In December 2018, when the no-confidence motion was passed in the National Assembly against the David Granger Administration, Hughes had sparked a contentious debate, exacerbated by legal and procedural challenges that had significantly delayed the country’s electoral process. Central to this debate was Hughes’ argument that, mathematically, one half of the House when divided stands at 32.5 members. “There is no such thing as a half member, so half of the House is 33 members…this is because you have to round up to identify half of the House,” he had said, mere days after the no-confidence motion was passed.

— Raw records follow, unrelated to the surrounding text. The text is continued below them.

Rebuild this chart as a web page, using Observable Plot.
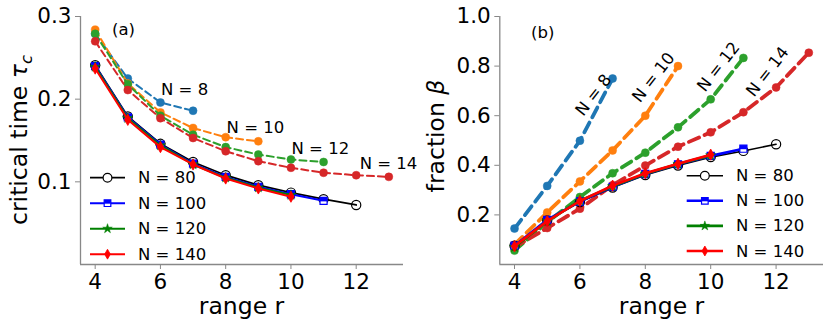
<!DOCTYPE html>
<html><head><meta charset="utf-8">
<script src="https://cdn.jsdelivr.net/npm/d3@7"></script>
<script src="https://cdn.jsdelivr.net/npm/@observablehq/plot@0.6"></script>
<style>
body{margin:0;background:#fff;font-family:"DejaVu Sans",sans-serif;}
#wrap{position:relative;width:830px;height:330px;overflow:hidden;background:#fff}
#a{position:absolute;left:0;top:0}
#b{position:absolute;left:415px;top:0}
</style></head><body><div id="wrap"><div id="a"></div><div id="b"></div></div>
<script>
// ---------- data ----------
const rangeR = [4,5,6,7,8,9,10,11,12,13];
const xTicks = [4,6,8,10,12];
const yTicksA = [0.1,0.2,0.3];
const yTicksB = [0.2,0.4,0.6,0.8,1.0];
const yTickLabelsB = ["0.2","0.4","0.6","0.8","1.0"];

// panel (a): critical time tau_c
const tauN8   = [0.279,0.225,0.196,0.186];
const tauN10  = [0.284,0.219,0.184,0.165,0.154,0.149];
const tauN12  = [0.279,0.218,0.180,0.157,0.142,0.133,0.127,0.124];
const tauN14  = [0.270,0.211,0.177,0.153,0.137,0.125,0.117,0.111,0.108,0.106];
const tauN80  = [0.241,0.179,0.146,0.124,0.108,0.096,0.087,0.079,0.072];
const tauN100 = [0.240,0.178,0.145,0.122,0.106,0.094,0.085,0.077];
const tauN120 = [0.239,0.177,0.144,0.121,0.105,0.093,0.084];
const tauN140 = [0.237,0.175,0.142,0.121,0.104,0.092,0.082];

// panel (b): fraction beta
const betaN8   = [0.145,0.317,0.499,0.750];
const betaN10  = [0.080,0.210,0.335,0.460,0.600,0.800];
const betaN12  = [0.056,0.170,0.272,0.368,0.451,0.553,0.666,0.833];
const betaN14  = [0.070,0.147,0.225,0.320,0.399,0.475,0.533,0.614,0.714,0.854];
const betaN80  = [0.076,0.178,0.252,0.310,0.361,0.399,0.433,0.458,0.485];
const betaN100 = [0.076,0.180,0.254,0.313,0.365,0.404,0.438,0.467];
const betaN120 = [0.070,0.175,0.257,0.315,0.366,0.405,0.440];
const betaN140 = [0.074,0.175,0.256,0.318,0.368,0.406,0.443];

const smallNames = ["N = 8","N = 10","N = 12","N = 14"];
const smallColors = ["#1f77b4","#ff7f0e","#2ca02c","#d62728"];
const bigNames = ["N = 80","N = 100","N = 120","N = 140"];
const bigColors = ["#000000","#0000ff","#008000","#ff0000"];

// annotation anchor points (data coords)
const annA = [{t:"N = 8",r:6.74,v:0.2116},{t:"N = 10",r:8.91,v:0.166},{t:"N = 12",r:10.9,v:0.1406},{t:"N = 14",r:12.99,v:0.122}];
const annB = [{t:"N = 8",r:6.42,v:0.683},{t:"N = 10",r:8.25,v:0.754},{t:"N = 12",r:10.24,v:0.797},{t:"N = 14",r:11.74,v:0.777}];

// ---------- helpers ----------
const toRows = vals => vals.map((v,i)=>({r:rangeR[i], v}));
const halfSquare = {draw(ctx, size){const w=Math.sqrt(size)/2; ctx.moveTo(-w,-w); ctx.lineTo(w,-w); ctx.lineTo(w,w*0.15); ctx.lineTo(-w,w*0.15); ctx.closePath();}};
const xDomain = [3.55, 13.45];

function panel(o){
  const small = o.small.map(toRows), big = o.big.map(toRows);
  const marks = [];
  small.forEach((d,i)=>{
    marks.push(Plot.line(d,{x:"r",y:"v",stroke:smallColors[i],strokeWidth:o.dashW,strokeDasharray:o.dash}));
    marks.push(Plot.dot(d,{x:"r",y:"v",r:4,fill:smallColors[i],stroke:smallColors[i],strokeWidth:0.5}));
  });
  // N=80
  marks.push(Plot.line(big[0],{x:"r",y:"v",stroke:"#000",strokeWidth:o.solidW[0]}));
  marks.push(Plot.dot(big[0],{x:"r",y:"v",r:4.6,symbol:"circle",fill:"none",stroke:"#000",strokeWidth:1.2}));
  // N=100
  marks.push(Plot.line(big[1],{x:"r",y:"v",stroke:"#0000ff",strokeWidth:o.solidW[1]}));
  marks.push(Plot.dot(big[1],{x:"r",y:"v",r:4,symbol:"square",fill:"#fff",stroke:"#0000ff",strokeWidth:1.2}));
  marks.push(Plot.dot(big[1],{x:"r",y:"v",r:4,symbol:halfSquare,fill:"#0000ff"}));
  // N=120
  marks.push(Plot.line(big[2],{x:"r",y:"v",stroke:"#008000",strokeWidth:o.solidW[2]}));
  marks.push(Plot.dot(big[2],{x:"r",y:"v",r:3.2,symbol:"star",fill:"#008000",stroke:"#008000",strokeWidth:0.5}));
  // N=140
  marks.push(Plot.line(big[3],{x:"r",y:"v",stroke:"#ff0000",strokeWidth:o.solidW[3]}));
  marks.push(Plot.dot(big[3],{x:"r",y:"v",r:3.4,symbol:"diamond",fill:"#ff0000",stroke:"#ff0000",strokeWidth:0.8}));
  // annotations
  marks.push(Plot.text(o.ann,{x:"r",y:"v",text:"t",fontSize:16.5,fill:"#000",rotate:o.rot,fontFamily:"DejaVu Sans"}));
  // spines & axes
  marks.push(Plot.ruleX([xDomain[0]],{stroke:"#888",strokeWidth:1.3}));
  marks.push(Plot.ruleY([o.yDomain[0]],{stroke:"#888",strokeWidth:1.3}));
  marks.push(Plot.axisX(xTicks,{tickSize:5,tickPadding:4,stroke:"#888",fill:"#000",fontSize:21.5,label:null}));
  marks.push(Plot.axisY(o.yTicks,{tickSize:5,tickPadding:4,stroke:"#888",fill:"#000",fontSize:21.5,label:null,tickFormat:o.yFmt}));

  const svg = Plot.plot({
    width:o.width, height:330,
    marginLeft:o.ml, marginRight:o.mr, marginTop:16, marginBottom:66,
    x:{domain:xDomain},
    y:{domain:o.yDomain},
    style:{background:"transparent",overflow:"visible",fontFamily:"DejaVu Sans",color:"#000"},
    marks
  });
  const s = d3.select(svg);
  // axis labels
  s.append("text").attr("x",o.xLab[0]).attr("y",o.xLab[1]).attr("text-anchor","middle")
    .attr("font-size",23.5).attr("font-family","DejaVu Sans").attr("fill","#000").text("range r");
  const yl = s.append("text").attr("transform",`translate(${o.yLab[0]},${o.yLab[1]}) rotate(-90)`)
    .attr("text-anchor","middle").attr("font-size",23.5).attr("font-family","DejaVu Sans").attr("fill","#000");
  o.yLabel(yl);
  // panel tag
  s.append("text").attr("x",o.tag[0]).attr("y",o.tag[1]).attr("font-size",16.5).attr("text-anchor","start")
    .attr("font-family","DejaVu Sans").attr("fill","#000").attr("dominant-baseline","central").text(o.tagText);
  // legend
  bigNames.forEach((n,i)=>{
    const y = o.leg.y0 + i*o.leg.dy;
    const g = s.append("g");
    g.append("line").attr("x1",o.leg.x0).attr("x2",o.leg.x1).attr("y1",y).attr("y2",y)
      .attr("stroke",bigColors[i]).attr("stroke-width",o.solidW[i]);
    const cx = (o.leg.x0+o.leg.x1)/2;
    if(i===0) g.append("circle").attr("cx",cx).attr("cy",y).attr("r",4.4).attr("fill","#fff").attr("stroke","#000").attr("stroke-width",1.2);
    if(i===1){
      g.append("path").attr("d",d3.symbol(d3.symbolSquare,Math.PI*14)()).attr("transform",`translate(${cx},${y})`).attr("fill","#fff").attr("stroke","#0000ff").attr("stroke-width",1.2);
      g.append("path").attr("d",d3.symbol(halfSquare,Math.PI*14)()).attr("transform",`translate(${cx},${y})`).attr("fill","#0000ff");
    }
    if(i===2) g.append("path").attr("d",d3.symbol(d3.symbolStar,Math.PI*3*3)()).attr("transform",`translate(${cx},${y})`).attr("fill","#008000").attr("stroke","#008000").attr("stroke-width",0.5);
    if(i===3) g.append("path").attr("d",d3.symbol(d3.symbolDiamond,Math.PI*3*3)()).attr("transform",`translate(${cx},${y})`).attr("fill","#ff0000").attr("stroke","#ff0000").attr("stroke-width",0.8);
    g.append("text").attr("x",o.leg.tx).attr("y",y).attr("dominant-baseline","central").attr("text-anchor","start")
      .attr("font-size",16.5).attr("font-family","DejaVu Sans").attr("fill","#000").text(n);
  });
  return svg;
}

document.getElementById("a").appendChild(panel({
  width:430, ml:80, mr:27, yDomain:[0,0.3], yTicks:yTicksA, yFmt:d=>d3.format(".1f")(d),
  small:[tauN8,tauN10,tauN12,tauN14], big:[tauN80,tauN100,tauN120,tauN140],
  dash:"7,4", dashW:2, solidW:[1.8,2,2,2], ann:annA, rot:0,
  xLab:[241.5,314], yLab:[27,140],
  yLabel: t=>{t.append("tspan").text("critical time ");
              t.append("tspan").attr("font-style","italic").text("τ");
              t.append("tspan").attr("font-style","italic").attr("font-size",16.5).attr("dy",5).text("c");},
  tag:[112,29], tagText:"(a)",
  leg:{x0:90,x1:125,tx:138,y0:177.7,dy:25.5}
}));
document.getElementById("b").appendChild(panel({
  width:415, ml:84.3, mr:7, yDomain:[0,1], yTicks:yTicksB, yFmt:(d,i)=>yTickLabelsB[i],
  small:[betaN8,betaN10,betaN12,betaN14], big:[betaN80,betaN100,betaN120,betaN140],
  dash:"11,6", dashW:3.8, solidW:[1.6,2.6,2.6,2.6], ann:annB, rot:-52,
  xLab:[661.5-415,314], yLab:[444-415,136],
  yLabel: t=>{t.append("tspan").text("fraction ");
              t.append("tspan").attr("font-style","italic").text("β");},
  tag:[531-415,32.7], tagText:"(b)",
  leg:{x0:686.7-415,x1:723-415,tx:736-415,y0:175.7,dy:25.1}
}));
</script></body></html>
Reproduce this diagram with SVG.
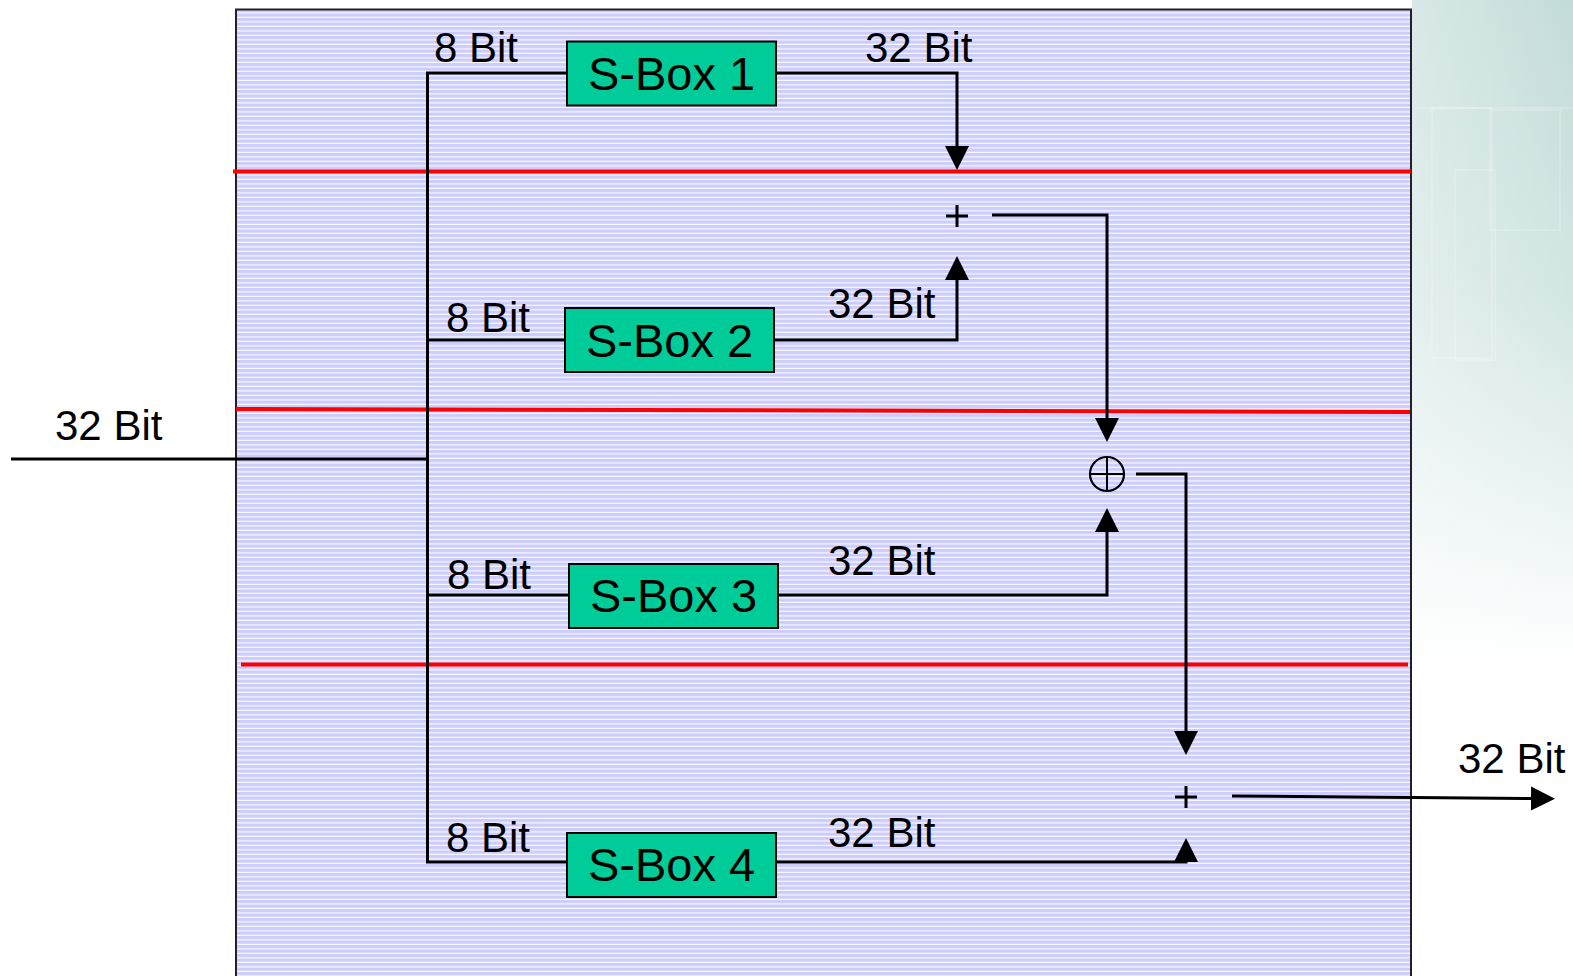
<svg xmlns="http://www.w3.org/2000/svg" width="1573" height="976" viewBox="0 0 1573 976">
  <defs>
    <pattern id="stripes" x="0" y="0" width="20" height="4.5" patternUnits="userSpaceOnUse">
      <rect x="0" y="0" width="20" height="4.5" fill="#ccccff"/>
      <rect x="0" y="3.3" width="20" height="1.1" fill="#ffffff"/>
    </pattern>
    <linearGradient id="sideFade" x1="0" y1="0" x2="0" y2="1">
      <stop offset="0" stop-color="#c3dcd9"/>
      <stop offset="0.3" stop-color="#d3e6e4"/>
      <stop offset="0.5" stop-color="#e9f3f2"/>
      <stop offset="0.68" stop-color="#ffffff"/>
    </linearGradient>
    <linearGradient id="sideTint" x1="0" y1="0" x2="1" y2="0">
      <stop offset="0" stop-color="#ffffff" stop-opacity="0.35"/>
      <stop offset="1" stop-color="#ffffff" stop-opacity="0"/>
    </linearGradient>
    <marker id="arrow" markerUnits="userSpaceOnUse" markerWidth="26" markerHeight="26" refX="2" refY="12" orient="auto">
      <path d="M0,0 L24,12 L0,24 z" fill="#000"/>
    </marker>
    <style>
      .bit { font-family: "Liberation Sans", Arial, sans-serif; font-size: 42px; fill: #000; }
      .sbox rect { fill: #00cc99; stroke: #000; stroke-width: 2; }
      .sbox text { font-family: "Liberation Sans", Arial, sans-serif; font-size: 47px; fill: #000; text-anchor: middle; }
      .wire { fill: none; stroke: #000; stroke-width: 3; }
      .arr { marker-end: url(#arrow); }
      .sep { stroke: #ff0000; stroke-width: 4; }
      .op { stroke: #000; stroke-width: 3; fill: none; }
    </style>
  </defs>

  <!-- page background -->
  <rect x="0" y="0" width="1573" height="976" fill="#ffffff"/>
  <rect x="1412" y="0" width="161" height="976" fill="url(#sideFade)"/>
  <rect x="1412" y="0" width="161" height="976" fill="url(#sideTint)"/>
  <g fill="none" stroke="#ffffff" stroke-opacity="0.18" stroke-width="2">
    <rect x="1432" y="108" width="60" height="250"/>
    <rect x="1490" y="110" width="70" height="120"/>
    <rect x="1455" y="170" width="40" height="190"/>
    <line x1="1415" y1="108" x2="1573" y2="108"/>
  </g>

  <!-- round frame -->
  <rect x="236" y="9.5" width="1175" height="980" fill="url(#stripes)" stroke="#222" stroke-width="2"/>

  <!-- separators between the rounds -->
  <g id="separators">
    <line class="sep" x1="233" y1="171.5" x2="1411" y2="171.5"/>
    <line class="sep" x1="236" y1="409" x2="1410" y2="412"/>
    <line class="sep" x1="241" y1="664.5" x2="1408" y2="664.5"/>
  </g>

  <!-- wiring -->
  <g id="connectors">
    <line class="wire" x1="11" y1="459" x2="428" y2="459"/>
    <polyline class="wire" points="567,73 427.5,73 427.5,862 567,862"/>
    <line class="wire" x1="427.5" y1="340" x2="565" y2="340"/>
    <line class="wire" x1="427.5" y1="595" x2="569" y2="595"/>

    <polyline class="wire arr" points="776,73 957,73 957,148"/>
    <polyline class="wire arr" points="774,340 957,340 957,278"/>
    <polyline class="wire arr" points="992,215 1107,215 1107,420"/>
    <polyline class="wire arr" points="778,595 1107,595 1107,530"/>
    <polyline class="wire arr" points="1136,474 1186,474 1186,733"/>
    <polyline class="wire arr" points="776,862 1186,862 1186,860"/>
    <line class="wire arr" x1="1232" y1="796" x2="1533" y2="798.5"/>
  </g>

  <!-- combining operators -->
  <g id="add1">
    <path class="op" d="M946,216 H968 M957,205 V227"/>
  </g>
  <g id="xor">
    <circle cx="1107" cy="474" r="17" fill="none" stroke="#000" stroke-width="2.2"/>
    <path d="M1090,474 H1124 M1107,457 V491" stroke="#000" stroke-width="2"/>
  </g>
  <g id="add2">
    <path class="op" d="M1175,797 H1197 M1186,786 V808"/>
  </g>

  <!-- substitution boxes -->
  <g id="sbox1" class="sbox">
    <rect x="567" y="41.5" width="209" height="64"/>
    <text x="671.5" y="90">S-Box 1</text>
  </g>
  <g id="sbox2" class="sbox">
    <rect x="565" y="308" width="209" height="64"/>
    <text x="669.5" y="357">S-Box 2</text>
  </g>
  <g id="sbox3" class="sbox">
    <rect x="569" y="564" width="209" height="64"/>
    <text x="673.5" y="612">S-Box 3</text>
  </g>
  <g id="sbox4" class="sbox">
    <rect x="567" y="833" width="209" height="64"/>
    <text x="671.5" y="881">S-Box 4</text>
  </g>

  <!-- width labels -->
  <g id="labels">
    <text class="bit" x="55" y="440">32 Bit</text>
    <text class="bit" x="434" y="62">8 Bit</text>
    <text class="bit" x="865" y="62">32 Bit</text>
    <text class="bit" x="446" y="332">8 Bit</text>
    <text class="bit" x="828" y="318">32 Bit</text>
    <text class="bit" x="447" y="589">8 Bit</text>
    <text class="bit" x="828" y="575">32 Bit</text>
    <text class="bit" x="446" y="852">8 Bit</text>
    <text class="bit" x="828" y="847">32 Bit</text>
    <text class="bit" x="1458" y="773">32 Bit</text>
  </g>
</svg>
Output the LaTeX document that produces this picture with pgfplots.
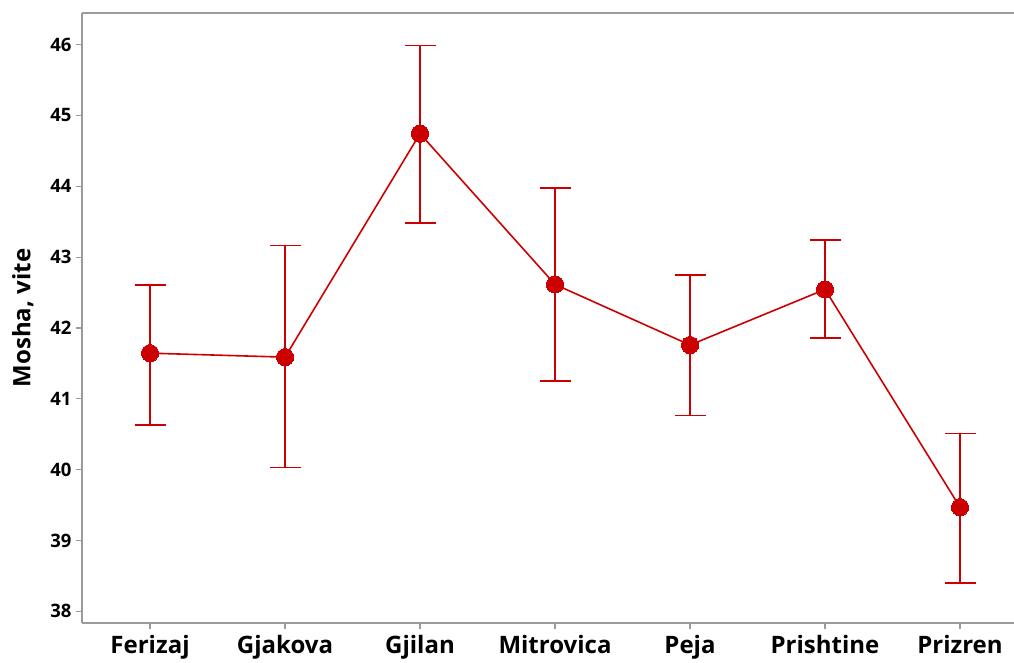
\documentclass[border=0pt]{standalone}
\usepackage{pgfplots}
\pgfplotsset{compat=1.18}
\usepackage{pgfplotstable}
\usepackage{fontspec}
\setmainfont{Open Sans}
\definecolor{mred}{RGB}{204,0,0}
\definecolor{axgray}{RGB}{155,155,155}
\pgfplotstableread{
x y ep em
0 41.644 0.966 1.011
1 41.588 1.577 1.558
2 44.743 1.243 1.257
3 42.614 1.361 1.360
4 41.759 0.991 0.995
5 42.544 0.692 0.688
6 39.470 1.040 1.070
}\datatable
\begin{document}
\begin{tikzpicture}
\begin{axis}[
  scale only axis,
  width=932pt, height=610pt,
  xmin=-0.504, xmax=6.4,
  ymin=37.835, ymax=46.446,
  axis x line*=bottom, axis y line*=left,
  axis line style={axgray, line width=1.5pt, -},
  xtick={0,1,2,3,4,5,6},
  xticklabels={Ferizaj,Gjakova,Gjilan,Mitrovica,Peja,Prishtine,Prizren},
  ytick={38,39,40,41,42,43,44,45,46},
  tick style={axgray, line width=1.2pt},
  major tick length=6pt,
  tick align=outside,
  /pgf/number format/assume math mode=true,
  xticklabel style={font=\fontsize{24}{28}\selectfont\bfseries, yshift=-3pt},
  yticklabel style={font=\fontsize{18.5}{22}\selectfont\bfseries, xshift=-1pt},
  ylabel={Mosha, vite},
  ylabel shift=10pt,
  ylabel style={font=\fontsize{24}{28}\selectfont\bfseries},
  clip=false,
]
\addplot[mred, line width=1.6pt, mark=*, mark size=8.6pt,
  mark options={fill=mred, draw=mred, line width=0pt},
  error bars/.cd, y dir=both, y explicit,
  error bar style={line width=1.8pt, mred},
  error mark options={rotate=90, mark size=15.5pt, line width=1.8pt, mred}]
  table[x=x, y=y, y error plus=ep, y error minus=em]{\datatable};
\draw[axgray, line width=1.5pt] (rel axis cs:0,1) -- (rel axis cs:1,1);
\coordinate (bl) at (rel axis cs:0,0);
\end{axis}
\pgfresetboundingbox
\path (bl) ++(-82pt,-39pt) rectangle ++(1014pt,662pt);
\end{tikzpicture}
\end{document}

Therefore, he posited that 34 is the majority of the 65-member House rather than 33.The aftermath of the motion as a result of this argument had been marked by legal challenges, appeals, and judicial decisions that extended beyond the constitutionally-mandated three-month deadline. In June 2019, the Caribbean Court of Justice (CCJ) handed down its decision that 33, not 34, was the majority of the 65-member House.

Contesting independently

The AFC’s position comes on the heels of Aubrey Norton, who was recently re-elected as Leader of the PNC – the largest party in the APNU faction, saying during a recent interview that his party is considering contesting the 2025 elections independently.

“In politics, you never say ‘no’. You have to analyse the situation, and as it emerges, you make the decisions. We are open to coalition, but we are a strong enough party that if we have to go [on our own], we can do that,” Norton said in a live interview on a local radio station.

Norton, who is also the Leader of the Opposition in the National Assembly, also indicated that he is interested in commencing discussions with the newly elected AFC Leader, Nigel Hughes

“I think we must,” he said when asked directly if he will be engaged with Hughes.

“I don’t see no reason why we shouldn’t. I’m prepared to talk with anybody,” the PNC leader added.

But even as Norton insists that the PNC is superior to the other parties in the parliamentary Opposition coalition, he was recently booted as the Chairman of APNU.

Last month, the parties within the APNU coalition – the Guyana Action Party (GAP), Working People’s Alliance (WPA), the Justice for All Party (JFAP), the National Democratic Front, Equal Rights and Justice Party, and the Guyana Nation Builders Movement – held a meeting and elected GAP’s Vincent Henry as the new Chairman of APNU, a move which the PNC had deemed “null and void” since they were not aware of the elections.

However, Norton has maintained that he is still the leader of the APNU coalition.

“I am still the chairman,” Norton insisted, adding “If you have a political movement, and one section of the movement has 90 per cent of the votes. In the APNU, the only political party that can claim to have ever gained significant votes to form a government is the PNCR.”

On another note, during its biennial congress last weekend, the PNC had passed a motion supporting that its leader be the presidential candidate at the 2025 polls but Norton said he is willing to step aside.

However, he explained that any new presidential candidate must be someone from within the PNC – should the party decide to contest as an APNU coalition.

“Which political party will have more than 90 per cent of the support of the Opposition [and] will give its power to 5 per cent or 10 per cent? It makes no sense. So, when I speak of a consensual candidate, I speak of a consensual candidate as it relates to the PNC. I don’t see us as a political party giving to a party that has never in this country gotten 15 per cent of the votes.”

Meanwhile, days after the PNC Congress ended, votes for the party’s 15-member Central Executive Committee were still being counted as of Wednesday.

Based on reports, there were 60 nominees on each ballot from which party members had to pick 15.

Efforts to contract the Returning Officer of the PNC Congress, Vincent Alexander, were futile but it was reported that the counting of those more than 1,000 ballots is ongoing.